Another way to examine the effectiveness of these recommendations would be to study China’s cash for publication” policy. While China has significantly increased publication output, this policy has also encouraged scientific malpractice and plagiarism. Notably, such schemes form part of a larger investment by the government into R & D, that reach levels of up to 6% of GDP. In contrast, our spending is just 0.7%. Thus, borrowing policies from China piecemeal may not work for us.

Finally, in linking publications and rewards, we must reflect on the type of signal this sends to our scientific community, not just students. By rewarding publications and patents, we will be assessing scientific research merely by the output of the discovery and not its impact. Because much of science in India is tax-payer funded, should public money be utilised to reward research articles that achieve little in terms of direct public benefit? 

Rather than unequivocally disparage the government’s effort to improve the quality of students we argue that we must appreciate this initiative, but tweak how it is executed. Perhaps publications should not be the sole criteria by which the quality of a good PhD student should be assessed. We generated a word cloud based on student comments on what they think are the qualities of a good PhD scholar. As the figure suggests, publications are one facet. Other skills include but are not limited to communication, designing experiments, ability to apply oneself to a problem. 

Word-cloud visualizing answers to the question "What do you think indicates "quality" in a doctoral student?"
Word-cloud visualizing answers to the question What do you think indicates quality” in a doctoral student?”

Rewarding students for such skills at the institutional level as well as in national competitions is not a new thought. The government is already active in this area — for e.g., the science-writing competition recently concluded by Vigyan Prasar (AWSAR).
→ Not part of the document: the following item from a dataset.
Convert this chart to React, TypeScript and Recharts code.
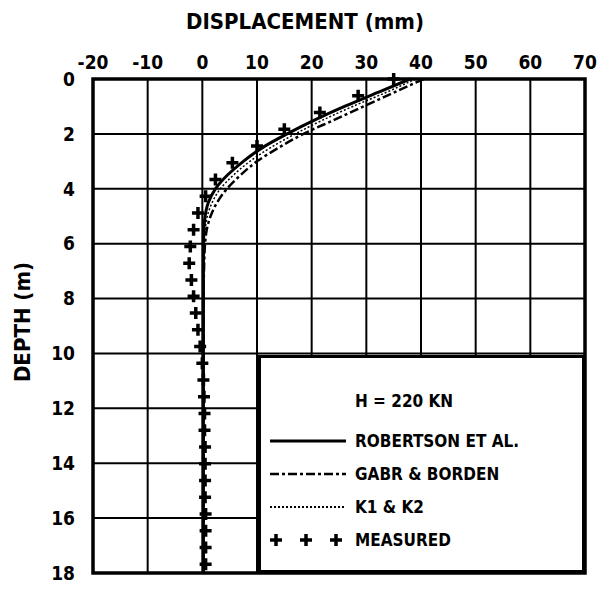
import { CartesianGrid, Legend, ReferenceArea, Scatter, ScatterChart, XAxis, YAxis } from 'recharts'

const FONT = "'DejaVu Sans Condensed', 'DejaVu Sans', sans-serif"

const dispTicks = [-20, -10, 0, 10, 20, 30, 40, 50, 60, 70]
const depthTicks = [0, 2, 4, 6, 8, 10, 12, 14, 16, 18]

const curveDepth = [0, 0.5, 1, 1.5, 2, 2.5, 3, 3.5, 4, 4.5, 5, 5.5, 6, 7, 8, 10, 14, 18]
const robertson = [38, 32, 26, 20.5, 15.5, 11, 7.5, 4.6, 2.4, 1.1, 0.5, 0.3, 0.2, 0.2, 0.2, 0.2, 0.2, 0.2]
const gabrBorden = [40.5, 35, 29.5, 24, 18.5, 14, 10, 7, 4.5, 2.7, 1.5, 0.8, 0.5, 0.3, 0.2, 0.2, 0.2, 0.2]
const k1k2 = [39, 33.5, 27.5, 22, 17, 12.5, 8.7, 5.7, 3.3, 1.8, 0.9, 0.5, 0.3, 0.2, 0.2, 0.2, 0.2, 0.2]

// inclinometer readings
const measuredDepth = [
  0, 0.61, 1.22, 1.83, 2.44, 3.05, 3.66, 4.27, 4.88, 5.49, 6.1, 6.71, 7.32, 7.92, 8.53,
  9.14, 9.75, 10.36, 10.97, 11.58, 12.19, 12.8, 13.41, 14.02, 14.63, 15.24, 15.85, 16.46, 17.07, 17.68,
]
const measuredDisp = [
  35, 28.5, 21.5, 15, 10, 5.5, 2.4, 0.6, -0.8, -1.6, -2.2, -2.4, -2, -1.6, -1.2,
  -0.8, -0.4, 0, 0.2, 0.3, 0.4, 0.4, 0.5, 0.5, 0.5, 0.5, 0.6, 0.6, 0.6, 0.6,
]

const toPoints = (xs: number[], ys: number[]) => xs.map((x, i) => ({ x, y: ys[i] }))

const robertsonData = toPoints(robertson, curveDepth)
const gabrData = toPoints(gabrBorden, curveDepth)
const k1k2Data = toPoints(k1k2, curveDepth)
const measuredData = toPoints(measuredDisp, measuredDepth)

const NoDot = () => <g />

const Plus = (props: any) => {
  const { cx, cy } = props
  return (
    <path
      d={`M${cx - 6},${cy}h12M${cx},${cy - 6}v12`}
      stroke="#000"
      strokeWidth={3.5}
      fill="none"
    />
  )
}

const legendRows = [
  { name: 'ROBERTSON ET AL.', dash: undefined, width: 3 },
  { name: 'GABR & BORDEN', dash: '9 3 3 3', width: 2.5 },
  { name: 'K1 & K2', dash: '2 2', width: 2 },
]

function LegendBox() {
  const textStyle = { fontFamily: FONT, fontWeight: 'bold' as const, fontSize: 17 }
  return (
    <svg width={327} height={218} style={{ display: 'block' }}>
      <rect x={1.5} y={1.5} width={324} height={215} fill="#fff" stroke="#000" strokeWidth={3} />
      <text x={97} y={52} style={textStyle}>
        H = 220 KN
      </text>
      {legendRows.map((r, i) => (
        <g key={r.name}>
          <line
            x1={12}
            x2={88}
            y1={86 + i * 33}
            y2={86 + i * 33}
            stroke="#000"
            strokeWidth={r.width}
            strokeDasharray={r.dash}
          />
          <text x={97} y={92 + i * 33} style={textStyle}>
            {r.name}
          </text>
        </g>
      ))}
      {[18, 48, 78].map((x) => (
        <path key={x} d={`M${x - 6},185h12M${x},179v12`} stroke="#000" strokeWidth={3.5} />
      ))}
      <text x={97} y={191} style={textStyle}>
        MEASURED
      </text>
    </svg>
  )
}

export default function App() {
  const tick = { fontSize: 19, fontWeight: 'bold', fill: '#000', fontFamily: FONT }
  return (
    <div style={{ position: 'absolute', left: 0, top: 0, background: '#fff' }}>
      <ScatterChart width={610} height={592} margin={{ top: 0, right: 25, bottom: 19, left: 0 }}>
        <CartesianGrid stroke="#000" strokeWidth={2} verticalPoints={undefined} />
        <XAxis
          type="number"
          dataKey="x"
          orientation="top"
          domain={[-20, 70]}
          ticks={dispTicks}
          interval={0}
          height={79}
          axisLine={false}
          tickLine={false}
          tickMargin={4}
          tick={tick}
          label={{
            content: () => (
              <text
                x={305}
                y={29}
                textAnchor="middle"
                style={{ fontFamily: FONT, fontWeight: 'bold', fontSize: 22 }}
              >
                DISPLACEMENT (mm)
              </text>
            ),
          }}
        />
        <YAxis
          type="number"
          dataKey="y"
          reversed
          domain={[0, 18]}
          ticks={depthTicks}
          interval={0}
          width={93}
          axisLine={false}
          tickLine={false}
          tickMargin={12}
          tick={tick}
          label={{
            content: () => (
              <text
                x={0}
                y={0}
                transform="translate(30,322) rotate(-90)"
                textAnchor="middle"
                style={{ fontFamily: FONT, fontWeight: 'bold', fontSize: 22 }}
              >
                DEPTH (m)
              </text>
            ),
          }}
        />
        <ReferenceArea x1={-20} x2={70} y1={0} y2={18} fill="none" stroke="#000" strokeWidth={3.5} ifOverflow="visible" />
        <Scatter
          name="ROBERTSON ET AL."
          data={robertsonData}
          fill="#000"
          line={{ stroke: '#000', strokeWidth: 3 }}
          lineJointType="monotoneY"
          shape={NoDot}
          isAnimationActive={false}
        />
        <Scatter
          name="GABR & BORDEN"
          data={gabrData}
          fill="#000"
          line={{ stroke: '#000', strokeWidth: 2.5, strokeDasharray: '9 3 3 3' }}
          lineJointType="monotoneY"
          shape={NoDot}
          isAnimationActive={false}
        />
        <Scatter
          name="K1 & K2"
          data={k1k2Data}
          fill="#000"
          line={{ stroke: '#000', strokeWidth: 1.5, strokeDasharray: '2 2' }}
          lineJointType="monotoneY"
          shape={NoDot}
          isAnimationActive={false}
        />
        <Scatter
          name="MEASURED"
          data={measuredData}
          fill="#000"
          shape={Plus}
          isAnimationActive={false}
        />
        <Legend
          layout="horizontal"
          verticalAlign="middle"
          align="center"
          content={() => <LegendBox />}
          wrapperStyle={{ position: 'absolute', left: 258, top: 355, width: 327, height: 218 }}
        />
      </ScatterChart>
    </div>
  )
}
We envision three broad categories: communication, innovation and entrepreneurship, which would reward skills such as tenacity, problem-solving, ability to self-learn (a biology student who becomes a coder; a mathematician who does bench science), initiating collaborations, extent of literature knowledge etc. Ultimately, we must recognise these skills of doctoral students, as applied to their PhD, have as much to do with quality as patents and publications. 

The philosophy of these recommendations resonates with the way such policies are framed — by committees composed of experts at the peak of their career and with vast experience, but in the absence of the target stakeholders. Surely they also need to include the voices of the students and faculty that are directly going to be affected by the recommendations? Inclusion of all stakeholders in these issues will foster a feeling of a community which in the long-term would enable us to elevate the quality of our research. 

This article summarises our results from the student survey. We are now undertaking a survey of faculty for their opinion and suggestions for improvement on these recommendations. Hopefully, this would help our policymakers with formulating the recommendations, not just in content but also implementation. 

Survey details: We polled PhD students by circulating a link to students via email and social media. Responses between 62112 were collated for this article. The survey contained 5 questions which can be read here. We are happy to share the raw data upon request.